Craftsman Knox Crowell works on a tiny scale model of the Fleetwood Hotel, which was erected but never completed during the Laurel Park land boom and bust.

The Henderson County Heritage Museum will unveil the new Golden Age II exhibit on Saturday at 10:30 a.m. and celebrate with an old fashioned Ice Cream Social on the Courthouse Square until 4 p.m.


The new exhibit features a display depicting the history of Laurel Park, including a scale model of Jump Off Mountain and the never-completed Fleetwood Hotel. There will also be a model of the "Dummy Line," a rail car that ran from Main Street out Fifth Avenue into Laurel Park during that era when tourists crowded the area's lakes and pavilions to swim by day and dance by night. Many artifacts and early photographs will complete the presentation.

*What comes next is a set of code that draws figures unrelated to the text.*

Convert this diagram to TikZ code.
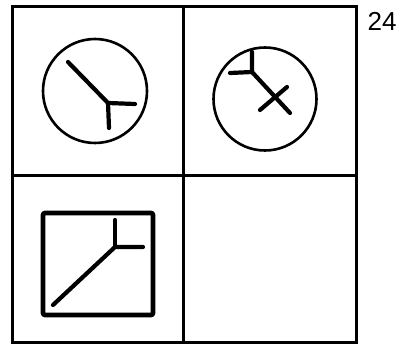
\documentclass[tikz,border=0pt]{standalone}
\usepackage{fontspec}
\setmainfont{Liberation Sans}
\usetikzlibrary{positioning}

\begin{document}
\begin{tikzpicture}[
  x=1pt,y=-1pt,
  frame/.style={line width=3pt},
  ring/.style={line width=2.6pt},
  glyph/.style={line width=4.2pt,line cap=round},
  panel/.style={line width=4.6pt,rounded corners=2pt},
  tag/.style={font=\fontsize{26}{26}\selectfont,inner sep=0pt}
]
\useasboundingbox (0,0) rectangle (404,347);
% grid
\draw[frame] (12,7) rectangle (356,342);
\draw[frame] (183,7) -- (183,342);
\draw[frame] (12,176) -- (356,176);
\node[tag] (num) at (382,21) {24};
% top left
\draw[ring] (95,91) circle (52);
\draw[glyph] (68,62) -- (108,103) -- (135,104);
\draw[glyph] (108,103) -- (109,128);
% top right
\draw[ring] (265,99) circle (51.5);
\draw[glyph] (252,52) -- (252,72) -- (230,73);
\draw[glyph] (252,72) -- (290,113);
\draw[glyph] (287,87) -- (260,110);
% bottom left
\draw[panel] (43,213) rectangle (153,315);
\draw[glyph] (53,305) -- (115,247) -- (143,247);
\draw[glyph] (115,247) -- (115,220);
\end{tikzpicture}
\end{document}
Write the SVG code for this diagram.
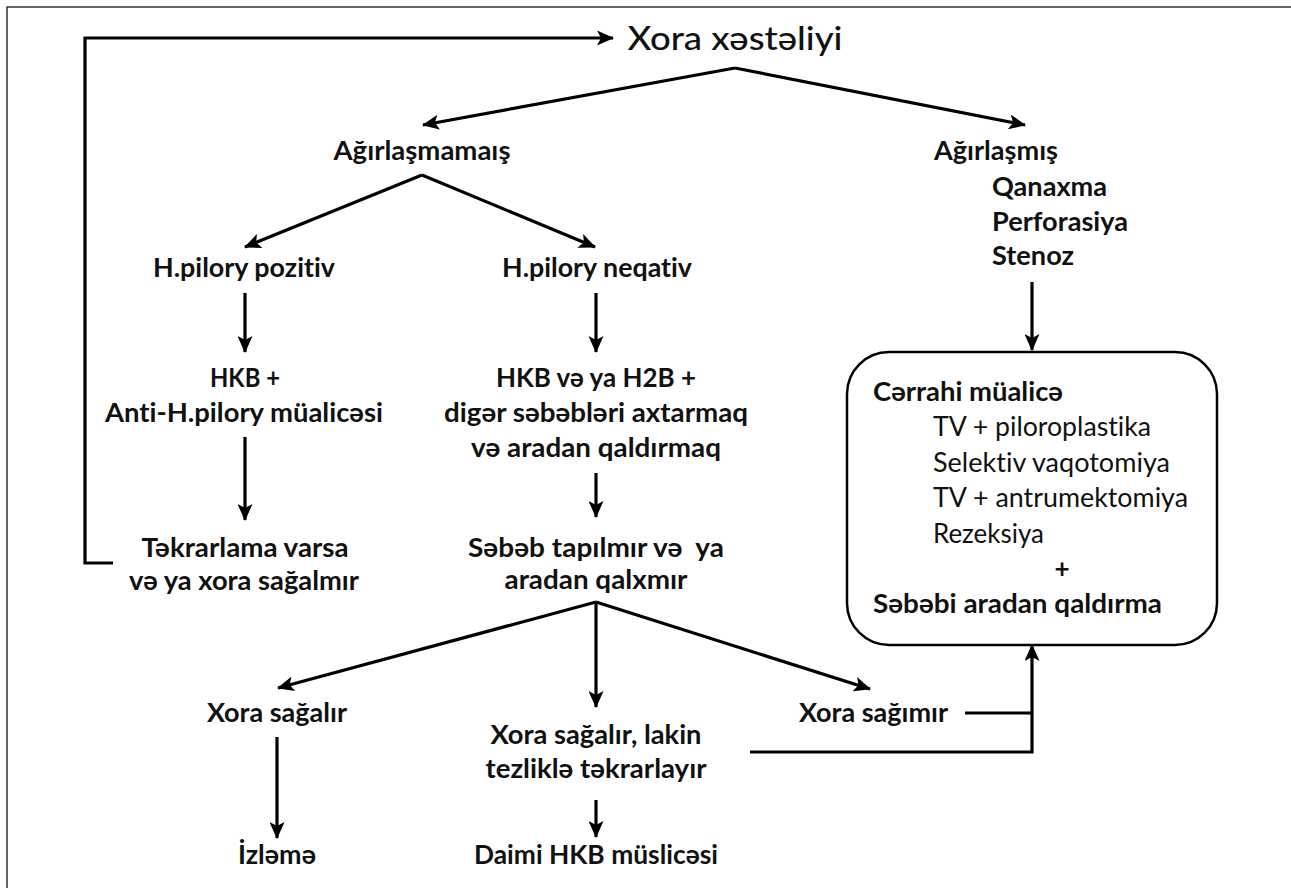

Another area will display historic photographs of the Wheeler Hotel, which once stood on the hilltop where the Bruce Drysdale Elementary School stands today. The pictures are on loan from the great-granddaughter of David Henry Wheeler, who built the hotel.
Also new will be the Courthouse Room, located on the third floor of the Historic Courthouse, accessible only to guests accompanied by a docent. Unrelated to the Golden Age II but also opening at the same time is a new display cabinet in which the two local chapters of the Daughters of the American Revolution will present exhibits. The new exhibit will complement the first Golden Age display.
"The first Golden Age exhibit included the wonderful diorama of the Saluda Grade that the Apple Valley Model Railroad Club made, as well as a late 1800s general store and a pictorial display of the works of early architects here," said Museum Chair Carolyn Justus. "These have been so popular, we decided to leave them in place and expand upon the theme."